State of the Industry 2024: Hope
Amid gloom, I have optimism for the future of Hollywood entertainment
Friends, neighbors, colleagues and fellow citizens of entertainment.
This marks my eighth address to you as your columnist and crank-in-chief. When I first spoke to you, Hollywood stood socially and industrially almost unchanged from the 90s’ model and the days of Eisner and Ovitz, Terry and Bob.
Harvey Weinstein walked the streets as a captain of industry in good standing. Les Moonves reigned as the chief of America’s largest, most unstoppable broadcast network, at the helm of an independent company. Six major studios, including Fox, made full slates of films — cumulatively, they released 126 in 2016 — all while bickering endlessly with implacable theater owners who would not budge one inch from the sacrosanct window.
The Oscars were viewed by more than 30 million people, which was considered a disappointing slump.
Directing was the exclusive province of white men to a degree that would make apartheid states blush.
Netflix was routinely mocked as studios were happy to dump their catalogs on what they perceived to be a bargain bin website, and none had even begun planning launching their own services.

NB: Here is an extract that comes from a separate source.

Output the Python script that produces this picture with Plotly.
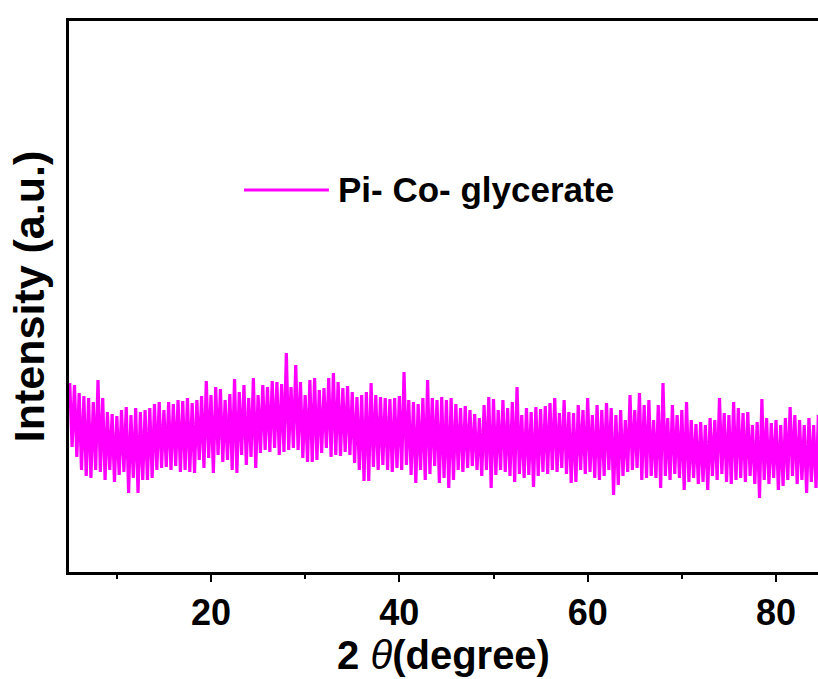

While the tech giants had rolled over much of the world’s economy, they had barely put a toe into Hollywood and could still safely be mocked as our socially incompetent, fatally unfashionable neighbors to the north.
While there had been some near misses, no Hollywood union had gone on strike in a decade and labor talks were generally sleepy affairs.
Quarterly earnings conferences were watched by stock analysts . . . and almost no one else, their write-ups relegated well off the homepage on most trade sites.
It’s been quite a not-quite decade. Change for good and for bad has come faster than we can keep up with, and it has often felt like the industry was careening down the 101 at 90 mph with no one at the wheel and the 134 split lying dead ahead.
The terrors visited on 90s Hollywood in the time since are so familiar and have been recounted so often, they’ve become like the Passover recitation of the plagues, starting with the boom and crash of the Streaming Wars and pouring out from there.
Our problems are substantial and well-known, and the lack of leadership in the face of serial debacles is a scandal. But having walked through them so many times in this column, we will spare you another airing.
Because this evening I stand before you with a different message. Today, I can report to this community that the state of our industry is pretty screwed up, but maybe, just possibly, approaching a bottom soon.
No, things have not turned around just yet. But if we look at the track ahead of us, the end might well — possibly, maybe — be in sight.
How can I say this? After eight years at sea, how dare I give the passengers of the good ship Showbiz hope?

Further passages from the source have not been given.